▸ STATED GOAL
Return the material word for word. Do not include pictures.

▸ SUPPLIED MATERIAL
-- Start --

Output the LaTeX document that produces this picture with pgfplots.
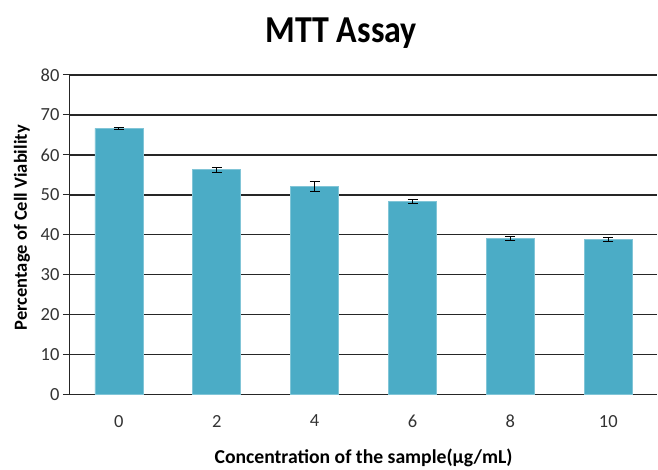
\documentclass[border=0pt]{standalone}
\usepackage{pgfplots}
\pgfplotsset{compat=1.18}
\usepackage{fontspec}
\setmainfont{Carlito}
\definecolor{barc}{HTML}{4BACC6}
\begin{document}
\begin{tikzpicture}
\begin{axis}[
  scale only axis, width=588pt, height=320pt,
  xmin=-0.5, xmax=5.5, ymin=0, ymax=80,
  axis x line*=bottom, axis y line*=left,
  axis line style={black!85, line width=1.1pt},
  ytick={0,10,...,80},
  xtick={0,1,2,3,4,5},
  xticklabels={0,2,4,6,8,10},
  minor xtick={-0.5,0.5,...,5.5},
  xtick style={draw=none},
  minor x tick style={black!85, line width=1.1pt},
  y tick style={black!85, line width=1.1pt},
  tick align=outside,
  major tick length=7pt, minor tick length=8pt,
  ymajorgrids, grid style={black!85, line width=1.5pt},
  /pgf/number format/assume math mode=true,
  tick label style={font=\fontsize{18.5}{21}\selectfont, text=black!80},
  xticklabel style={yshift=-10pt},
  title={\scalebox{1}[1.12]{MTT Assay}},
  title style={font=\bfseries\fontsize{34}{40}\selectfont, at={(axis description cs:0.462,1)}, anchor=south, yshift=17pt},
  ylabel={Percentage of Cell Viability},
  ylabel style={font=\bfseries\fontsize{18.5}{21}\selectfont, at={(axis description cs:-0.0816,0.522)}, anchor=center},
  xlabel={Concentration of the sample(μg/mL)},
  xlabel style={font=\bfseries\fontsize{19.7}{22}\selectfont, at={(axis description cs:0.5,-0.197)}, anchor=center},
  clip=false,
]
\addplot[ybar, bar width=48pt, fill=barc, draw=barc!70!white, line width=0.6pt,
  error bars/.cd, y dir=both, y explicit,
  error bar style={black, line width=1pt},
  error mark options={rotate=90, mark size=5pt, line width=1pt, black}]
  coordinates {
  (0,66.6) +- (0,0.2)
  (1,56.3) +- (0,0.6)
  (2,52.0) +- (0,1.2)
  (3,48.4) +- (0,0.5)
  (4,39.1) +- (0,0.5)
  (5,38.9) +- (0,0.5)
  };
\end{axis}
\path[use as bounding box] (-70pt,-73pt) rectangle (588pt,395pt);
\end{tikzpicture}
\end{document}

-- End --

▸ THE SOLUTION
Output the LaTeX document that produces this picture with pgfplots.
\documentclass[border=0pt]{standalone}
\usepackage{pgfplots}
\pgfplotsset{compat=1.18}
\usepackage{fontspec}
\setmainfont{Carlito}
\definecolor{barc}{HTML}{4BACC6}
\begin{document}
\begin{tikzpicture}
\begin{axis}[
  scale only axis, width=588pt, height=320pt,
  xmin=-0.5, xmax=5.5, ymin=0, ymax=80,
  axis x line*=bottom, axis y line*=left,
  axis line style={black!85, line width=1.1pt},
  ytick={0,10,...,80},
  xtick={0,1,2,3,4,5},
  xticklabels={0,2,4,6,8,10},
  minor xtick={-0.5,0.5,...,5.5},
  xtick style={draw=none},
  minor x tick style={black!85, line width=1.1pt},
  y tick style={black!85, line width=1.1pt},
  tick align=outside,
  major tick length=7pt, minor tick length=8pt,
  ymajorgrids, grid style={black!85, line width=1.5pt},
  /pgf/number format/assume math mode=true,
  tick label style={font=\fontsize{18.5}{21}\selectfont, text=black!80},
  xticklabel style={yshift=-10pt},
  title={\scalebox{1}[1.12]{MTT Assay}},
  title style={font=\bfseries\fontsize{34}{40}\selectfont, at={(axis description cs:0.462,1)}, anchor=south, yshift=17pt},
  ylabel={Percentage of Cell Viability},
  ylabel style={font=\bfseries\fontsize{18.5}{21}\selectfont, at={(axis description cs:-0.0816,0.522)}, anchor=center},
  xlabel={Concentration of the sample(μg/mL)},
  xlabel style={font=\bfseries\fontsize{19.7}{22}\selectfont, at={(axis description cs:0.5,-0.197)}, anchor=center},
  clip=false,
]
\addplot[ybar, bar width=48pt, fill=barc, draw=barc!70!white, line width=0.6pt,
  error bars/.cd, y dir=both, y explicit,
  error bar style={black, line width=1pt},
  error mark options={rotate=90, mark size=5pt, line width=1pt, black}]
  coordinates {
  (0,66.6) +- (0,0.2)
  (1,56.3) +- (0,0.6)
  (2,52.0) +- (0,1.2)
  (3,48.4) +- (0,0.5)
  (4,39.1) +- (0,0.5)
  (5,38.9) +- (0,0.5)
  };
\end{axis}
\path[use as bounding box] (-70pt,-73pt) rectangle (588pt,395pt);
\end{tikzpicture}
\end{document}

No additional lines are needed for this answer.